__REQUIRED WORK__
Reproduce the lines of the material exactly, excluding every image.

__MATERIAL__
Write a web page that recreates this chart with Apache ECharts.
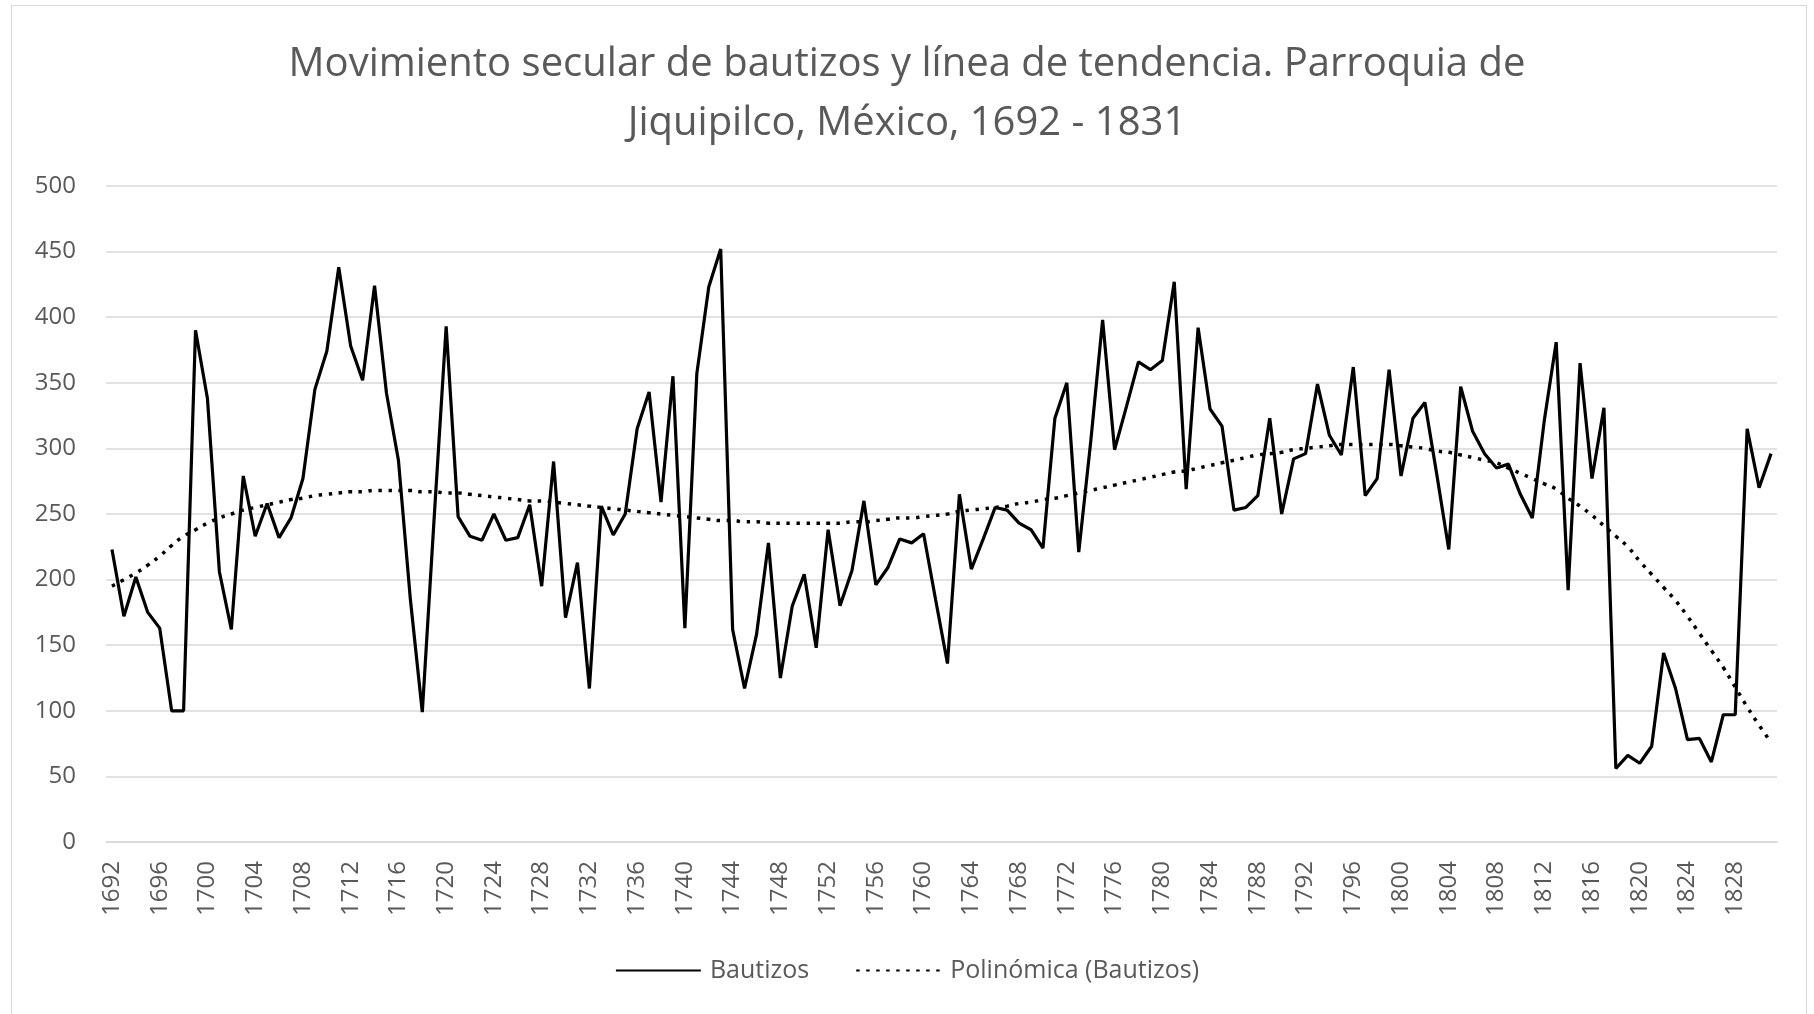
<!DOCTYPE html>
<html>
<head>
<meta charset="utf-8">
<script src="https://cdn.jsdelivr.net/npm/echarts@6/dist/echarts.min.js"></script>
<style>
  html, body { margin: 0; padding: 0; background: #fff; }
  #frame { position: absolute; left: 11px; top: 5px; width: 1796px; height: 1020px; border: 1px solid #d9d9d9; box-sizing: border-box; }
  #chart { position: absolute; left: 0; top: 0; width: 1814px; height: 1014px; }
</style>
</head>
<body>
<div id="frame"></div>
<div id="chart"></div>
<script>
// años 1692 - 1831
var years = [];
for (var y = 1692; y <= 1831; y++) { years.push(String(y)); }

// bautizos por año
var bautizos = [
    223, 172, 202, 175, 163, 100, 100, 390, 338, 206,   // 1692-1701
    162, 279, 233, 258, 232, 247, 277, 345, 374, 438,   // 1702-1711
    378, 352, 424, 342, 291, 185, 99, 248, 393, 248,    // 1712-1721
    233, 230, 250, 230, 232, 257, 195, 290, 171, 213,   // 1722-1731
    117, 256, 234, 250, 315, 343, 259, 355, 163, 357,   // 1732-1741
    423, 452, 162, 117, 158, 228, 125, 180, 204, 148,   // 1742-1751
    238, 180, 207, 260, 196, 209, 231, 228, 235, 185,   // 1752-1761
    136, 265, 208, 231, 255, 253, 243, 238, 224, 323,   // 1762-1771
    350, 221, 305, 398, 299, 332, 366, 360, 367, 427,   // 1772-1781
    269, 392, 330, 317, 253, 255, 264, 323, 250, 292,   // 1782-1791
    296, 349, 310, 295, 362, 264, 277, 360, 279, 323,   // 1792-1801
    335, 280, 223, 347, 313, 296, 285, 288, 265, 247,   // 1802-1811
    321, 381, 192, 365, 277, 331, 56, 66, 60, 73,       // 1812-1821
    144, 117, 78, 79, 61, 97, 97, 315, 270, 296         // 1822-1831
];

// línea de tendencia polinómica
var tendencia = [
    195, 200, 205, 211, 218, 226, 233, 238, 243, 247,
    250, 253, 255, 257, 259, 261, 262, 264, 265, 266,
    267, 267, 268, 268, 268, 268, 267, 267, 266, 266,
    265, 264, 263, 262, 261, 260, 260, 259, 258, 257,
    256, 255, 254, 253, 252, 251, 250, 249, 248, 247,
    246, 245, 245, 244, 244, 243, 243, 243, 243, 243,
    243, 243, 244, 244, 245, 246, 247, 247, 248, 249,
    250, 252, 253, 254, 255, 256, 258, 259, 261, 262,
    264, 266, 268, 270, 272, 274, 276, 278, 280, 282,
    283, 285, 287, 289, 291, 293, 295, 296, 297, 299,
    300, 301, 302, 303, 303, 303, 303, 303, 302, 301,
    300, 298, 297, 295, 293, 291, 289, 285, 281, 277,
    273, 269, 262, 256, 249, 241, 233, 225, 214, 204,
    194, 184, 172, 159, 146, 133, 118, 103, 89, 76
];

var myChart = echarts.init(document.getElementById('chart'));
var option = {
    animation: false,
    textStyle: {fontFamily: 'Open Sans'},
    title: {
        text: 'Movimiento secular de bautizos y línea de tendencia. Parroquia de\nJiquipilco, México, 1692 - 1831',
        left: 'center',
        top: 30,
        textStyle: {
            color: '#595959',
            fontSize: 40,
            fontWeight: 'normal',
            lineHeight: 59
        }
    },
    legend: {
        bottom: 26,
        left: 'center',
        itemWidth: 85,
        itemHeight: 14,
        itemGap: 46,
        itemStyle: {
            color: 'rgba(0,0,0,0)',
            borderColor: 'rgba(0,0,0,0)',
            borderWidth: 0
        },
        textStyle: {
            color: '#595959',
            fontSize: 25,
            padding: [0, 0, 0, 4]
        },
        data: ['Bautizos', 'Polinómica (Bautizos)']
    },
    grid: {
        left: 106,
        right: 37,
        top: 186,
        bottom: 172
    },
    xAxis: {
        type: 'category',
        data: years,
        axisLine: {lineStyle: {color: '#d9d9d9', width: 1.5}},
        axisTick: {show: false},
        axisLabel: {
            color: '#595959',
            fontSize: 24,
            rotate: 90,
            interval: 3,
            margin: 19
        }
    },
    yAxis: {
        type: 'value',
        min: 0,
        max: 500,
        interval: 50,
        axisLine: {show: false},
        axisTick: {show: false},
        axisLabel: {
            color: '#595959',
            fontSize: 24,
            margin: 30
        },
        splitLine: {lineStyle: {color: '#d9d9d9', width: 1.5}}
    },
    series: [
        {
            name: 'Bautizos',
            type: 'line',
            symbol: 'none',
            data: bautizos,
            lineStyle: {color: '#000', width: 3.2},
            itemStyle: {color: '#000'}
        },
        {
            name: 'Polinómica (Bautizos)',
            type: 'line',
            symbol: 'none',
            smooth: true,
            data: tendencia,
            lineStyle: {color: '#000', width: 3.5, type: [3.5, 6.5]},
            itemStyle: {color: '#000'}
        }
    ]
};
myChart.setOption(option);
</script>
</body>
</html>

__SOLUTION TO THIS EXERCISE__
Write a web page that recreates this chart with Apache ECharts.
<!DOCTYPE html>
<html>
<head>
<meta charset="utf-8">
<script src="https://cdn.jsdelivr.net/npm/echarts@6/dist/echarts.min.js"></script>
<style>
  html, body { margin: 0; padding: 0; background: #fff; }
  #frame { position: absolute; left: 11px; top: 5px; width: 1796px; height: 1020px; border: 1px solid #d9d9d9; box-sizing: border-box; }
  #chart { position: absolute; left: 0; top: 0; width: 1814px; height: 1014px; }
</style>
</head>
<body>
<div id="frame"></div>
<div id="chart"></div>
<script>
// años 1692 - 1831
var years = [];
for (var y = 1692; y <= 1831; y++) { years.push(String(y)); }

// bautizos por año
var bautizos = [
    223, 172, 202, 175, 163, 100, 100, 390, 338, 206,   // 1692-1701
    162, 279, 233, 258, 232, 247, 277, 345, 374, 438,   // 1702-1711
    378, 352, 424, 342, 291, 185, 99, 248, 393, 248,    // 1712-1721
    233, 230, 250, 230, 232, 257, 195, 290, 171, 213,   // 1722-1731
    117, 256, 234, 250, 315, 343, 259, 355, 163, 357,   // 1732-1741
    423, 452, 162, 117, 158, 228, 125, 180, 204, 148,   // 1742-1751
    238, 180, 207, 260, 196, 209, 231, 228, 235, 185,   // 1752-1761
    136, 265, 208, 231, 255, 253, 243, 238, 224, 323,   // 1762-1771
    350, 221, 305, 398, 299, 332, 366, 360, 367, 427,   // 1772-1781
    269, 392, 330, 317, 253, 255, 264, 323, 250, 292,   // 1782-1791
    296, 349, 310, 295, 362, 264, 277, 360, 279, 323,   // 1792-1801
    335, 280, 223, 347, 313, 296, 285, 288, 265, 247,   // 1802-1811
    321, 381, 192, 365, 277, 331, 56, 66, 60, 73,       // 1812-1821
    144, 117, 78, 79, 61, 97, 97, 315, 270, 296         // 1822-1831
];

// línea de tendencia polinómica
var tendencia = [
    195, 200, 205, 211, 218, 226, 233, 238, 243, 247,
    250, 253, 255, 257, 259, 261, 262, 264, 265, 266,
    267, 267, 268, 268, 268, 268, 267, 267, 266, 266,
    265, 264, 263, 262, 261, 260, 260, 259, 258, 257,
    256, 255, 254, 253, 252, 251, 250, 249, 248, 247,
    246, 245, 245, 244, 244, 243, 243, 243, 243, 243,
    243, 243, 244, 244, 245, 246, 247, 247, 248, 249,
    250, 252, 253, 254, 255, 256, 258, 259, 261, 262,
    264, 266, 268, 270, 272, 274, 276, 278, 280, 282,
    283, 285, 287, 289, 291, 293, 295, 296, 297, 299,
    300, 301, 302, 303, 303, 303, 303, 303, 302, 301,
    300, 298, 297, 295, 293, 291, 289, 285, 281, 277,
    273, 269, 262, 256, 249, 241, 233, 225, 214, 204,
    194, 184, 172, 159, 146, 133, 118, 103, 89, 76
];

var myChart = echarts.init(document.getElementById('chart'));
var option = {
    animation: false,
    textStyle: {fontFamily: 'Open Sans'},
    title: {
        text: 'Movimiento secular de bautizos y línea de tendencia. Parroquia de\nJiquipilco, México, 1692 - 1831',
        left: 'center',
        top: 30,
        textStyle: {
            color: '#595959',
            fontSize: 40,
            fontWeight: 'normal',
            lineHeight: 59
        }
    },
    legend: {
        bottom: 26,
        left: 'center',
        itemWidth: 85,
        itemHeight: 14,
        itemGap: 46,
        itemStyle: {
            color: 'rgba(0,0,0,0)',
            borderColor: 'rgba(0,0,0,0)',
            borderWidth: 0
        },
        textStyle: {
            color: '#595959',
            fontSize: 25,
            padding: [0, 0, 0, 4]
        },
        data: ['Bautizos', 'Polinómica (Bautizos)']
    },
    grid: {
        left: 106,
        right: 37,
        top: 186,
        bottom: 172
    },
    xAxis: {
        type: 'category',
        data: years,
        axisLine: {lineStyle: {color: '#d9d9d9', width: 1.5}},
        axisTick: {show: false},
        axisLabel: {
            color: '#595959',
            fontSize: 24,
            rotate: 90,
            interval: 3,
            margin: 19
        }
    },
    yAxis: {
        type: 'value',
        min: 0,
        max: 500,
        interval: 50,
        axisLine: {show: false},
        axisTick: {show: false},
        axisLabel: {
            color: '#595959',
            fontSize: 24,
            margin: 30
        },
        splitLine: {lineStyle: {color: '#d9d9d9', width: 1.5}}
    },
    series: [
        {
            name: 'Bautizos',
            type: 'line',
            symbol: 'none',
            data: bautizos,
            lineStyle: {color: '#000', width: 3.2},
            itemStyle: {color: '#000'}
        },
        {
            name: 'Polinómica (Bautizos)',
            type: 'line',
            symbol: 'none',
            smooth: true,
            data: tendencia,
            lineStyle: {color: '#000', width: 3.5, type: [3.5, 6.5]},
            itemStyle: {color: '#000'}
        }
    ]
};
myChart.setOption(option);
</script>
</body>
</html>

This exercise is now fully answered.